Ciri khas bahasa bangsa maritim adalah setiap suku kata berakhir dengan vokal, sebagaimana yang diungkap John Inglis (seorang misionaris asal Skotlandia yang melakukan perjalanan ke Vanuatu antara tahun 1850-1877).
Jadi, dalam bahasa bangsa maritim, nama Sam mestilah berbentuk ‘Sama’.
Sebagai informasi tambahan, suku bangsa laut bajoe, menyebut diri mereka sebagai ‘orang sama’ karena mereka percaya adalah keturunan dari Sam bin Nuh. Ada pun sebutan ‘bajoe’ merupakan panggilan orang luar (outsider) kepada mereka.
Bentuk ‘sama’ inilah yang dapat kita lihat mengalami perubahan fonetis dengan kata ‘sanga’ dalam bahasa Tae. Yaitu pada fonetis m yang berubah menjadi ng.
Demikianlah, bisa dikatakan, hanya kata sanga’ dalam bahasa Tae saja (bahasa yang masih digunakan di dunia modern) yang masih dapat mengkonfirmasi kebenaran makna nama Sam menurut bahasa Ibrani. Yang juga menyerupai adalah bentuk šumu dalam bahasa Akkadia kuno.
Sam bin Nuh Dimitologisasi menjadi dewa
Seperti halnya Yafet yang dimitologisasi menjadi dewa dalam banyak tradisi bangsa di masa kuno – dewa Iapetos atau Iapetus (dari nama Yapheth) dalam tradisi bangsa Yunani kuno; Pra-Japati di India, atau Jupiter pada bangsa Romawi, sosok Sam bin Nuh pun juga mengalami mitologisasi.
Dalam perjalanan waktu ribuan tahun, sosok Sam yang termitologisasi, terus mengisi alam spiritual bangsa-bangsa dunia kuno.
Oleh bangsa laut Phoenicia, sosoknya dijadikan sebagai dewa pelindung, dan dikenal dengan nama dewa Melqart. Tapi, bentuk mitologisasi yang paling terkenal dan bertahan sangat lama, adalah sebagai dewa Yama, yang dalam konsep kuno lokapala disebut sebagai dewa pelindung arah selatan.

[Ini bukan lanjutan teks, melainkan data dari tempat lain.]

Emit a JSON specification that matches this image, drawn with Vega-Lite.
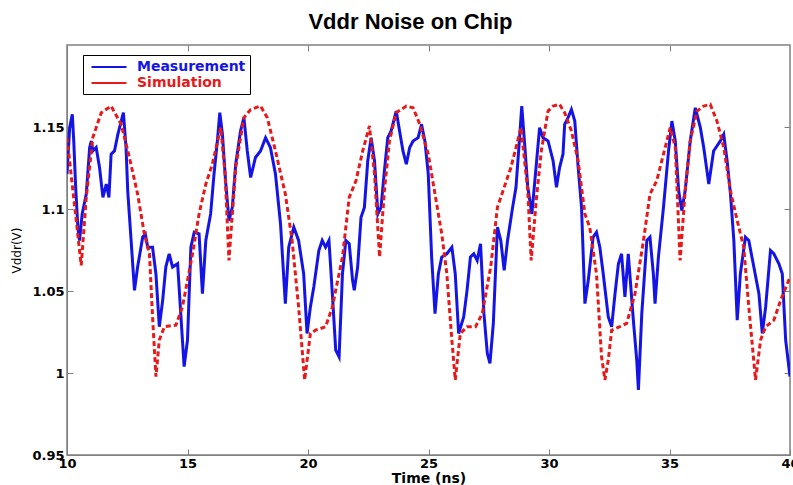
{
  "$schema": "https://vega.github.io/schema/vega-lite/v6.json",
  "width": 723,
  "height": 410,
  "autosize": {"type": "none"},
  "padding": {"left": 67, "top": 45, "right": 3, "bottom": 30},
  "background": "white",
  "title": {"text": "Vddr Noise on Chip", "font": "Liberation Sans", "fontSize": 22, "fontWeight": "bold", "color": "black", "offset": 11, "dx": -18},
  "config": {"view": {"stroke": "#808080", "strokeWidth": 1.5}},
  "datasets": {
    "sim": [
      {"t":10.00,"v":1.1435},{"t":10.59,"v":1.0656},{"t":10.80,"v":1.1071},{"t":11.07,"v":1.1435},{"t":11.42,"v":1.1587},{"t":11.83,"v":1.1628},{"t":12.25,"v":1.1516},{"t":12.59,"v":1.1314},{"t":12.93,"v":1.1091},{"t":13.21,"v":1.0848},{"t":13.42,"v":1.0727},{"t":13.55,"v":1.0342},{"t":13.69,"v":0.9978},{"t":13.83,"v":1.0201},{"t":14.04,"v":1.0282},{"t":14.52,"v":1.0292},{"t":14.79,"v":1.0403},{"t":15.21,"v":1.0727},{"t":15.48,"v":1.0970},{"t":15.76,"v":1.1152},{"t":16.03,"v":1.1273},{"t":16.38,"v":1.1496},{"t":16.56,"v":1.1213},{"t":16.72,"v":1.0686},{"t":17.00,"v":1.1253},{"t":17.34,"v":1.1557},{"t":17.62,"v":1.1607},{"t":18.03,"v":1.1628},{"t":18.31,"v":1.1557},{"t":18.65,"v":1.1354},{"t":19.06,"v":1.1091},{"t":19.34,"v":1.0808},{"t":19.61,"v":1.0403},{"t":19.86,"v":0.9958},
      {"t":20.10,"v":1.0241},{"t":20.31,"v":1.0261},{"t":20.73,"v":1.0282},{"t":21.01,"v":1.0403},{"t":21.43,"v":1.0707},{"t":21.71,"v":1.1071},{"t":21.99,"v":1.1172},{"t":22.27,"v":1.1354},{"t":22.55,"v":1.1506},{"t":22.76,"v":1.1213},{"t":22.97,"v":1.0707},{"t":23.17,"v":1.1111},{"t":23.38,"v":1.1415},{"t":23.66,"v":1.1587},{"t":24.08,"v":1.1628},{"t":24.36,"v":1.1617},{"t":24.64,"v":1.1516},{"t":24.99,"v":1.1334},{"t":25.27,"v":1.1091},{"t":25.55,"v":1.0848},{"t":25.76,"v":1.0605},{"t":25.97,"v":1.0201},{"t":26.11,"v":0.9958},{"t":26.32,"v":1.0241},{"t":26.60,"v":1.0282},{"t":26.95,"v":1.0282},{"t":27.23,"v":1.0362},{"t":27.58,"v":1.0646},{"t":27.86,"v":1.1010},{"t":28.14,"v":1.1132},{"t":28.42,"v":1.1253},{"t":28.84,"v":1.1496},{"t":29.12,"v":1.1111},{"t":29.26,"v":1.0686},{"t":29.47,"v":1.1051},{"t":29.68,"v":1.1354},{"t":29.96,"v":1.1597},
      {"t":30.17,"v":1.1628},{"t":30.44,"v":1.1638},{"t":30.65,"v":1.1587},{"t":30.93,"v":1.1476},{"t":31.21,"v":1.1294},{"t":31.49,"v":1.0970},{"t":31.69,"v":1.0889},{"t":31.97,"v":1.0605},{"t":32.18,"v":1.0099},{"t":32.32,"v":0.9958},{"t":32.46,"v":1.0079},{"t":32.60,"v":1.0261},{"t":32.94,"v":1.0282},{"t":33.22,"v":1.0302},{"t":33.57,"v":1.0484},{"t":33.92,"v":1.0808},{"t":34.19,"v":1.1091},{"t":34.47,"v":1.1172},{"t":34.75,"v":1.1334},{"t":35.03,"v":1.1496},{"t":35.24,"v":1.1375},{"t":35.44,"v":1.0686},{"t":35.65,"v":1.1111},{"t":35.86,"v":1.1415},{"t":36.14,"v":1.1597},{"t":36.42,"v":1.1628},{"t":36.69,"v":1.1638},{"t":36.97,"v":1.1536},{"t":37.25,"v":1.1375},{"t":37.53,"v":1.1111},{"t":37.81,"v":1.0929},{"t":38.08,"v":1.0767},{"t":38.29,"v":1.0403},{"t":38.57,"v":0.9958},{"t":38.78,"v":1.0201},{"t":38.99,"v":1.0282},{"t":39.33,"v":1.0322},{"t":39.61,"v":1.0443},{"t":40.00,"v":1.0585}
    ],
    "meas": [
      {"t":10.00,"v":1.1213},{"t":10.11,"v":1.1496},{"t":10.22,"v":1.1577},{"t":10.28,"v":1.1415},{"t":10.36,"v":1.1132},{"t":10.45,"v":1.0889},{"t":10.52,"v":1.0808},{"t":10.63,"v":1.0970},{"t":10.80,"v":1.1091},{"t":10.94,"v":1.1375},{"t":11.01,"v":1.1415},{"t":11.07,"v":1.1354},{"t":11.21,"v":1.1375},{"t":11.35,"v":1.1253},{"t":11.49,"v":1.1071},{"t":11.63,"v":1.1152},{"t":11.74,"v":1.1071},{"t":11.83,"v":1.1334},{"t":11.97,"v":1.1354},{"t":12.11,"v":1.1455},{"t":12.25,"v":1.1536},{"t":12.34,"v":1.1587},{"t":12.45,"v":1.1375},{"t":12.52,"v":1.1111},{"t":12.66,"v":1.0808},{"t":12.80,"v":1.0504},{"t":12.93,"v":1.0646},{"t":13.14,"v":1.0828},{"t":13.25,"v":1.0848},{"t":13.35,"v":1.0767},{"t":13.55,"v":1.0767},{"t":13.69,"v":1.0605},{"t":13.83,"v":1.0282},{"t":13.97,"v":1.0443},{"t":14.10,"v":1.0646},{"t":14.24,"v":1.0727},{"t":14.38,"v":1.0646},{"t":14.59,"v":1.0666},{"t":14.72,"v":1.0362},{"t":14.86,"v":1.0039},{"t":15.00,"v":1.0201},{"t":15.14,"v":1.0767},{"t":15.28,"v":1.0858},{"t":15.48,"v":1.0848},{"t":15.62,"v":1.0484},{"t":15.76,"v":1.0808},{"t":15.96,"v":1.0970},{"t":16.10,"v":1.1213},{"t":16.24,"v":1.1415},{"t":16.34,"v":1.1587},{"t":16.45,"v":1.1455},{"t":16.58,"v":1.1172},{"t":16.72,"v":1.0929},{"t":16.86,"v":1.1010},{"t":17.00,"v":1.1273},{"t":17.20,"v":1.1476},{"t":17.34,"v":1.1557},{"t":17.48,"v":1.1354},{"t":17.62,"v":1.1192},{"t":17.82,"v":1.1314},{"t":18.03,"v":1.1354},{"t":18.24,"v":1.1435},{"t":18.44,"v":1.1375},{"t":18.65,"v":1.1213},{"t":18.86,"v":1.0909},{"t":19.06,"v":1.0423},{"t":19.20,"v":1.0767},{"t":19.41,"v":1.0889},{"t":19.61,"v":1.0808},{"t":19.82,"v":1.0605},{"t":19.96,"v":1.0241},
      {"t":20.10,"v":1.0403},{"t":20.24,"v":1.0524},{"t":20.45,"v":1.0747},{"t":20.59,"v":1.0808},{"t":20.73,"v":1.0767},{"t":20.87,"v":1.0808},{"t":21.01,"v":1.0484},{"t":21.15,"v":1.0140},{"t":21.29,"v":1.0099},{"t":21.43,"v":1.0605},{"t":21.57,"v":1.0808},{"t":21.71,"v":1.0788},{"t":21.85,"v":1.0565},{"t":21.92,"v":1.0504},{"t":22.06,"v":1.0646},{"t":22.20,"v":1.0949},{"t":22.34,"v":1.1010},{"t":22.48,"v":1.1294},{"t":22.62,"v":1.1435},{"t":22.76,"v":1.1294},{"t":22.90,"v":1.0970},{"t":23.03,"v":1.1010},{"t":23.17,"v":1.1233},{"t":23.31,"v":1.1435},{"t":23.45,"v":1.1476},{"t":23.66,"v":1.1597},{"t":23.80,"v":1.1476},{"t":23.94,"v":1.1354},{"t":24.08,"v":1.1273},{"t":24.22,"v":1.1375},{"t":24.36,"v":1.1415},{"t":24.57,"v":1.1435},{"t":24.71,"v":1.1516},{"t":24.85,"v":1.1415},{"t":24.99,"v":1.1213},{"t":25.13,"v":1.0707},{"t":25.27,"v":1.0362},{"t":25.41,"v":1.0605},{"t":25.55,"v":1.0707},{"t":25.76,"v":1.0727},{"t":25.97,"v":1.0767},{"t":26.11,"v":1.0605},{"t":26.25,"v":1.0241},{"t":26.46,"v":1.0342},{"t":26.60,"v":1.0504},{"t":26.74,"v":1.0707},{"t":26.88,"v":1.0727},{"t":27.02,"v":1.0686},{"t":27.16,"v":1.0788},{"t":27.30,"v":1.0362},{"t":27.44,"v":1.0120},{"t":27.55,"v":1.0059},{"t":27.69,"v":1.0302},{"t":27.86,"v":1.0889},{"t":28.00,"v":1.0808},{"t":28.14,"v":1.0626},{"t":28.28,"v":1.0808},{"t":28.49,"v":1.1010},{"t":28.63,"v":1.1132},{"t":28.77,"v":1.1415},{"t":28.87,"v":1.1628},{"t":28.98,"v":1.1415},{"t":29.12,"v":1.1132},{"t":29.29,"v":1.0970},{"t":29.40,"v":1.1152},{"t":29.61,"v":1.1496},{"t":29.75,"v":1.1435},{"t":29.96,"v":1.1415},
      {"t":30.03,"v":1.1375},{"t":30.17,"v":1.1294},{"t":30.31,"v":1.1132},{"t":30.44,"v":1.1253},{"t":30.58,"v":1.1334},{"t":30.65,"v":1.1516},{"t":30.79,"v":1.1557},{"t":30.93,"v":1.1607},{"t":31.07,"v":1.1536},{"t":31.21,"v":1.1253},{"t":31.35,"v":1.1010},{"t":31.49,"v":1.0423},{"t":31.63,"v":1.0565},{"t":31.83,"v":1.0828},{"t":31.97,"v":1.0858},{"t":32.11,"v":1.0767},{"t":32.25,"v":1.0605},{"t":32.46,"v":1.0342},{"t":32.60,"v":1.0282},{"t":32.74,"v":1.0484},{"t":32.88,"v":1.0666},{"t":33.01,"v":1.0727},{"t":33.15,"v":1.0464},{"t":33.29,"v":1.0727},{"t":33.50,"v":1.0322},{"t":33.64,"v":1.0079},{"t":33.71,"v":0.9897},{"t":33.85,"v":1.0362},{"t":34.06,"v":1.0808},{"t":34.19,"v":1.0828},{"t":34.33,"v":1.0605},{"t":34.40,"v":1.0423},{"t":34.54,"v":1.0707},{"t":34.75,"v":1.1010},{"t":34.96,"v":1.1354},{"t":35.10,"v":1.1536},{"t":35.24,"v":1.1415},{"t":35.38,"v":1.1111},{"t":35.51,"v":1.0990},{"t":35.65,"v":1.1111},{"t":35.86,"v":1.1415},{"t":36.07,"v":1.1617},{"t":36.28,"v":1.1496},{"t":36.42,"v":1.1375},{"t":36.63,"v":1.1152},{"t":36.83,"v":1.1354},{"t":37.11,"v":1.1415},{"t":37.25,"v":1.1455},{"t":37.39,"v":1.1294},{"t":37.53,"v":1.1091},{"t":37.67,"v":1.0808},{"t":37.81,"v":1.0322},{"t":37.94,"v":1.0605},{"t":38.15,"v":1.0828},{"t":38.29,"v":1.0808},{"t":38.50,"v":1.0646},{"t":38.71,"v":1.0484},{"t":38.85,"v":1.0241},{"t":38.99,"v":1.0403},{"t":39.19,"v":1.0747},{"t":39.33,"v":1.0727},{"t":39.54,"v":1.0666},{"t":39.68,"v":1.0605},{"t":39.82,"v":1.0201},{"t":40.00,"v":0.9978}
    ]
  },
  "layer": [
    {
      "data": {"name": "meas"},
      "transform": [{"calculate": "'Measurement'", "as": "series"}],
      "mark": {"type": "line", "strokeWidth": 3, "clip": true},
      "encoding": {
        "x": {"field": "t", "type": "quantitative", "scale": {"domain": [10, 40], "nice": false}, "axis": {"orient": "bottom", "values": [10,15,20,25,30,35,40], "format": "d", "title": "Time (ns)", "tickSize": -6, "tickColor": "#808080", "domainColor": "#808080", "labelPadding": 8, "labelFont": "DejaVu Sans", "labelFontWeight": "bold", "labelFontSize": 13, "labelColor": "black", "titleFont": "DejaVu Sans", "titleFontWeight": "bold", "titleFontSize": 14, "titleColor": "black", "titlePadding": 1, "grid": false, "labelFlush": false}},
        "y": {"field": "v", "type": "quantitative", "scale": {"domain": [0.95, 1.2], "nice": false, "zero": false}, "axis": {"orient": "left", "values": [0.95, 1, 1.05, 1.1, 1.15], "format": ".2~f", "title": "Vddr(V)", "tickSize": -6, "tickColor": "#808080", "domainColor": "#808080", "labelPadding": 9, "labelFont": "DejaVu Sans", "labelFontWeight": "bold", "labelFontSize": 13, "labelColor": "black", "titleFont": "DejaVu Sans", "titleFontWeight": "normal", "titleFontSize": 12, "titleColor": "black", "titlePadding": 8, "grid": false, "labelFlush": false}},
        "color": {"field": "series", "type": "nominal", "scale": {"domain": ["Measurement", "Simulation"], "range": ["#1414e6", "#e61a1a"]}, "legend": {
          "orient": "none", "legendX": 16, "legendY": 10, "title": null, "strokeColor": "black", "fillColor": "white", "padding": 4,
          "symbolType": "M-2.5,0H2.5", "symbolSize": 196, "symbolOffset": 14, "symbolStrokeWidth": 2, "labelFont": "DejaVu Sans", "labelFontWeight": "bold", "labelFontSize": 14, "rowPadding": 1, "labelOffset": 20, "labelLimit": 260,
          "labelExpr": "datum.label + '\u00a0\u00a0\u00a0'",
          "encode": {"labels": {"update": {"fill": {"signal": "datum.value === 'Measurement' ? '#1414e6' : '#e61a1a'"}}}}
        }}
      }
    },
    {
      "data": {"name": "sim"},
      "transform": [{"calculate": "'Simulation'", "as": "series"}],
      "mark": {"type": "line", "strokeWidth": 3, "strokeDash": [5, 3], "clip": true},
      "encoding": {
        "x": {"field": "t", "type": "quantitative", "axis": null},
        "y": {"field": "v", "type": "quantitative", "axis": null},
        "color": {"field": "series", "type": "nominal"}
      }
    },
    {
      "data": {"name": "meas"},
      "mark": {"type": "line", "strokeOpacity": 0},
      "encoding": {
        "x": {"field": "t", "type": "quantitative", "axis": {"orient": "top", "values": [15,20,25,30,35], "labels": false, "title": null, "tickSize": -6, "tickColor": "#808080", "domain": false, "grid": false}},
        "y": {"field": "v", "type": "quantitative", "axis": {"orient": "right", "values": [1, 1.05, 1.1, 1.15], "labels": false, "title": null, "tickSize": -6, "tickColor": "#808080", "domain": false, "grid": false}}
      }
    }
  ],
  "resolve": {"axis": {"x": "independent", "y": "independent"}}
}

Dewa Yama Penjaga Arah Selatan
Dalam agama Hindu, Yama juga disebut sebagai Yamaraja. Merupakan salah satu nama dewa dalam naskah Rigveda. Ia dikenal sebagai penguasa alam kematian.
Statusnya dalam Lokapala sebagai Penjaga Arah yang mewakili arah selatan, bisa dikatakan selaras dengan arah selatan yang dalam konsep kosmologi kuno merepresentasi alam bawah atau alam kematian atau neraka. Bahkan banyak sejarawan menganggapnya merupakan analogi dari Hades, dewa Yunani yang menguasai dunia bawah.